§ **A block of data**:
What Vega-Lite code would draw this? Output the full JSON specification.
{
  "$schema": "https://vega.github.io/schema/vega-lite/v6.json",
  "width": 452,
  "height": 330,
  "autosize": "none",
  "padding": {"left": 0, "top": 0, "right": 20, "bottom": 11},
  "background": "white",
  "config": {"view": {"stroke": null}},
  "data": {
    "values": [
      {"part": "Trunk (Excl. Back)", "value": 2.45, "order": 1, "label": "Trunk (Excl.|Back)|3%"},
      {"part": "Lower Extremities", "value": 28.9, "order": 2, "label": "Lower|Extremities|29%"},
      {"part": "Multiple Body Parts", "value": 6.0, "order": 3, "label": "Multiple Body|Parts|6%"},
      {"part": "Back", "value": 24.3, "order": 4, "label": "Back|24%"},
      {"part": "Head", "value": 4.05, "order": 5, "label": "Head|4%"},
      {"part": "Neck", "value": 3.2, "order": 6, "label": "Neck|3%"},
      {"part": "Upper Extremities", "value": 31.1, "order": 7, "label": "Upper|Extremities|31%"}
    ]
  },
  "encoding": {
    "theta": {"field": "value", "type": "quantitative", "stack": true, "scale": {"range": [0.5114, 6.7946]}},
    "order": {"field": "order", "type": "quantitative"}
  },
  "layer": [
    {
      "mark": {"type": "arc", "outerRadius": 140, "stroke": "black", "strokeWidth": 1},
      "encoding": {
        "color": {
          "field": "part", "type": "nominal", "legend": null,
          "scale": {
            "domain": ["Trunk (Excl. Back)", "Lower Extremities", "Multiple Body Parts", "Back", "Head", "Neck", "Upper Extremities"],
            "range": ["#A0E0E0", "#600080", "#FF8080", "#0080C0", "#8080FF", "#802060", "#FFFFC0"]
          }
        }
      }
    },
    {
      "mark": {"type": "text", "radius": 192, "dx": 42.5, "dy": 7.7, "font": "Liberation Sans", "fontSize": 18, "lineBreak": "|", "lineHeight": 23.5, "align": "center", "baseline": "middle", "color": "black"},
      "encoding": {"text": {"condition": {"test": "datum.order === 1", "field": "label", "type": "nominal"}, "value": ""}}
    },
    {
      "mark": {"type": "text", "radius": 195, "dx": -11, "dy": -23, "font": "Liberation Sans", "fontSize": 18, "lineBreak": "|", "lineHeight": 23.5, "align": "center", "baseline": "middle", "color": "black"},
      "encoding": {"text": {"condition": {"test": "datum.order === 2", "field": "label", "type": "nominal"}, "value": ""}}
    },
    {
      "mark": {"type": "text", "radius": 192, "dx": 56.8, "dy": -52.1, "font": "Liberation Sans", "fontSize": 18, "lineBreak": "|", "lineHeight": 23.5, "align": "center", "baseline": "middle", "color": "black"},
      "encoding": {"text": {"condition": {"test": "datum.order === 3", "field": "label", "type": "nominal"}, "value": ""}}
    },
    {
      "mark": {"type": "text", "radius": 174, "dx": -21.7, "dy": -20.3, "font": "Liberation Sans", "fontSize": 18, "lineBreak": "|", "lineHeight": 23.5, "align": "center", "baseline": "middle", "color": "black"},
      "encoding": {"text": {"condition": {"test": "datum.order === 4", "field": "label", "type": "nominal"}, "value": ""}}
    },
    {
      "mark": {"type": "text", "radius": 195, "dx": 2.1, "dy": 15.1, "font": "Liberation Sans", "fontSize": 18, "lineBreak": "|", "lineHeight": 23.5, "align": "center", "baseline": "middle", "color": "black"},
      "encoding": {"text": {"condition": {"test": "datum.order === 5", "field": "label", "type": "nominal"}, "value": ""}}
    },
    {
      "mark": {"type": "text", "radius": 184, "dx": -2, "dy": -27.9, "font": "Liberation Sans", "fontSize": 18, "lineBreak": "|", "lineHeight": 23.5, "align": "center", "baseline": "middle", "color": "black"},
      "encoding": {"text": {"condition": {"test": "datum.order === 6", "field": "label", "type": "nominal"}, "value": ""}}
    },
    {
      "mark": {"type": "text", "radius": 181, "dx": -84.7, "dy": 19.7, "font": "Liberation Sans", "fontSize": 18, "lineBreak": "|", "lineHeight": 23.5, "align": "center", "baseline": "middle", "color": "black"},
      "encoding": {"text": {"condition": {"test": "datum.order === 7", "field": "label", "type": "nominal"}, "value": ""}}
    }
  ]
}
...
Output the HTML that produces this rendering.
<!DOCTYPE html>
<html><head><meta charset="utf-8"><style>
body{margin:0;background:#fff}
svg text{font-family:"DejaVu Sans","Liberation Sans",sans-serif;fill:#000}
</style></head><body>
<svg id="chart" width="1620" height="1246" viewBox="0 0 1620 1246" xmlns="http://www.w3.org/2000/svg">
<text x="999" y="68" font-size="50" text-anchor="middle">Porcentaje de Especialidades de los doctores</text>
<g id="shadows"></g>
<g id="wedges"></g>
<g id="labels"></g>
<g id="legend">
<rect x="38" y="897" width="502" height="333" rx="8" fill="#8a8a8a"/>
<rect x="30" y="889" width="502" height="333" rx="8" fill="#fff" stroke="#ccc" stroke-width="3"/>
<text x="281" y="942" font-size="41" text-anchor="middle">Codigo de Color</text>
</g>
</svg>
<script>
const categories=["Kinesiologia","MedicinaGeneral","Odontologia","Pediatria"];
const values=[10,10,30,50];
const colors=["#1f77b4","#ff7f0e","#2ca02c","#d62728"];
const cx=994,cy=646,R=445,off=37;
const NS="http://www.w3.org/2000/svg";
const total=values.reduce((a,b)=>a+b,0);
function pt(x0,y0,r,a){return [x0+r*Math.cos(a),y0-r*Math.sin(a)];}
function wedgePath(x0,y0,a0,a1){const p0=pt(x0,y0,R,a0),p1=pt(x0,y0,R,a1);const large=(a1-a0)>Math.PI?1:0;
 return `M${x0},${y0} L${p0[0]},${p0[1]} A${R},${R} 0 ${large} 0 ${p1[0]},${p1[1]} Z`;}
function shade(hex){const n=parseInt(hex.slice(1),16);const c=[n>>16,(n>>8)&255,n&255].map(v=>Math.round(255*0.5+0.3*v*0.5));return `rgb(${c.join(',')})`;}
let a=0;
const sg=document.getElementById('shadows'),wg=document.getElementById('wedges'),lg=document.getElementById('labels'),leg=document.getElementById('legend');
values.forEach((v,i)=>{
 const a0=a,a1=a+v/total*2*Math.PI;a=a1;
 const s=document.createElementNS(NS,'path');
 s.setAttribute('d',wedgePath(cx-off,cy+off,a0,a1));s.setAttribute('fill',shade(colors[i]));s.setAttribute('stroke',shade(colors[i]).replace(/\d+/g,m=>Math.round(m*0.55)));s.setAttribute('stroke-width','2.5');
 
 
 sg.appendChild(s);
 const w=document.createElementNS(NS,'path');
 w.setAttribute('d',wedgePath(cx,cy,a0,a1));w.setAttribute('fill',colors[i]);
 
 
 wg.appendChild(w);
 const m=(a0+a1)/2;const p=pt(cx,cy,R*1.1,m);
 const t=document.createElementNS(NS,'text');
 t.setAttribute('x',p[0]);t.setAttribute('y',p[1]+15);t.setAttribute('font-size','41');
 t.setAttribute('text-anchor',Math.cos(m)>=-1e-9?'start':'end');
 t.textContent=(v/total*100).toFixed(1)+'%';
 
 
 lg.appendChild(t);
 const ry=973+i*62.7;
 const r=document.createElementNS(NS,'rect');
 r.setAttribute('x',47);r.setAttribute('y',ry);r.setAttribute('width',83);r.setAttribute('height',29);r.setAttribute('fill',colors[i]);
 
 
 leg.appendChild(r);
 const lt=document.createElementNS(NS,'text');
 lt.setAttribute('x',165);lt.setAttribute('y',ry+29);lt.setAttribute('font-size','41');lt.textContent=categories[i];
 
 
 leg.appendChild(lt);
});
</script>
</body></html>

§ **STATED TASK**:
Take every line that includes the string "Output" and copy it.

§ **RESULT OF THE TASK**:
What Vega-Lite code would draw this? Output the full JSON specification.
Output the HTML that produces this rendering.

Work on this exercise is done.